PROBLEM TO WORK ON:
Each line that includes the word "React" counts once; give the total and nothing more.
[Start of PROVIDED DATA]
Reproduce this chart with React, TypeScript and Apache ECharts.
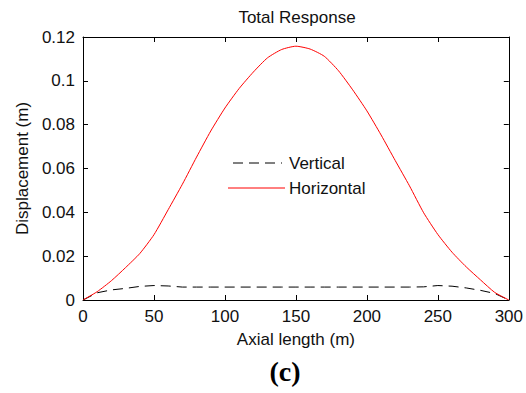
import React, { useEffect, useRef } from "react";
import * as echarts from "echarts";

const axialLength = [0, 10, 20, 30, 40, 50, 60, 70, 80, 90, 100, 110, 120, 130, 140, 150, 160, 170, 180, 190, 200, 210, 220, 230, 240, 250, 260, 270, 280, 290, 300];
const horizontal = [0, 0.0038, 0.0088, 0.0148, 0.0212, 0.0298, 0.0412, 0.0528, 0.0652, 0.0771, 0.0876, 0.0965, 0.104, 0.1105, 0.1143, 0.1158, 0.1145, 0.1112, 0.1046, 0.0959, 0.0863, 0.0753, 0.0636, 0.0521, 0.0398, 0.0299, 0.0218, 0.0151, 0.0092, 0.0035, 0];
const vertical = [0, 0.0033, 0.0046, 0.0053, 0.0062, 0.0066, 0.0064, 0.0059, 0.0059, 0.0059, 0.0059, 0.0059, 0.0059, 0.0059, 0.0059, 0.0059, 0.0059, 0.0059, 0.0059, 0.0059, 0.0059, 0.0059, 0.0059, 0.0059, 0.006, 0.0066, 0.0063, 0.0055, 0.0044, 0.003, 0];
const xTicks = { min: 0, max: 300, interval: 50 };
const yTicks = { min: 0, max: 0.12, interval: 0.02 };

const FONT = "'Liberation Sans', Arial, sans-serif";
const FS = 17;

export default function App() {
  const ref = useRef<HTMLDivElement>(null);
  useEffect(() => {
    if (!ref.current) return;
    const chart = echarts.init(ref.current, undefined, { renderer: "svg" });
    const axisLine = { show: true, onZero: false, lineStyle: { color: "#000", width: 1 } };
    const tick = { show: true, inside: true, length: 5, lineStyle: { color: "#000" } };
    const fmt = (v: number) => String(+v.toFixed(2));
    chart.setOption({
      animation: false,
      backgroundColor: "#fff",
      textStyle: { fontFamily: FONT },
      grid: { left: 83, right: 14, top: 37, bottom: 93 },
      xAxis: [
        {
          type: "value", ...xTicks, position: "bottom",
          axisLine, axisTick: tick, splitLine: { show: false },
          axisLabel: { color: "#111", fontSize: FS, fontFamily: FONT, margin: 8, formatter: fmt },
          name: "Axial length (m)", nameLocation: "middle", nameGap: 31,
          nameTextStyle: { color: "#111", fontSize: FS, fontFamily: FONT },
        },
        {
          type: "value", ...xTicks, position: "top",
          axisLine, axisTick: tick, axisLabel: { show: false }, splitLine: { show: false },
        },
      ],
      yAxis: [
        {
          type: "value", ...yTicks, position: "left",
          axisLine, axisTick: tick, splitLine: { show: false },
          axisLabel: { color: "#111", fontSize: FS, fontFamily: FONT, margin: 8, formatter: fmt },
          name: "Displacement (m)", nameLocation: "middle", nameGap: 51,
          nameTextStyle: { color: "#111", fontSize: FS, fontFamily: FONT },
        },
        {
          type: "value", ...yTicks, position: "right",
          axisLine, axisTick: tick, axisLabel: { show: false }, splitLine: { show: false },
        },
      ],
      series: [
        {
          name: "Vertical", type: "line", symbol: "none",
          data: axialLength.map((x, i) => [x, vertical[i]]),
          lineStyle: { color: "#000", width: 1, type: [10, 6] },
        },
        {
          name: "Horizontal", type: "line", symbol: "none", smooth: 0.2,
          data: axialLength.map((x, i) => [x, horizontal[i]]),
          lineStyle: { color: "#ff0000", width: 1 },
        },
      ],
      graphic: [
        {
          type: "text", x: 297, y: 17,
          style: { text: "Total Response", fontSize: FS, fontFamily: FONT, fill: "#111", align: "center", verticalAlign: "middle" },
        },
        {
          type: "line", shape: { x1: 233, y1: 163, x2: 282, y2: 163 },
          style: { stroke: "#000", lineWidth: 1, lineDash: [10, 6] },
        },
        {
          type: "text", x: 289, y: 163,
          style: { text: "Vertical", fontSize: FS, fontFamily: FONT, fill: "#111", align: "left", verticalAlign: "middle" },
        },
        {
          type: "line", shape: { x1: 228, y1: 188, x2: 285, y2: 188 },
          style: { stroke: "#ff0000", lineWidth: 1 },
        },
        {
          type: "text", x: 289, y: 188,
          style: { text: "Horizontal", fontSize: FS, fontFamily: FONT, fill: "#111", align: "left", verticalAlign: "middle" },
        },
        {
          type: "text", x: 285, y: 371,
          style: { text: "(c)", fontSize: 28, fontFamily: "'Liberation Serif', 'Times New Roman', serif", fontWeight: "bold", fill: "#000", align: "center", verticalAlign: "middle" },
        },
      ],
    });
    return () => chart.dispose();
  }, []);
  return <div ref={ref} style={{ position: "absolute", left: 0, top: 0, width: 526, height: 393 }} />;
}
[End of PROVIDED DATA]
OUTPUT:
2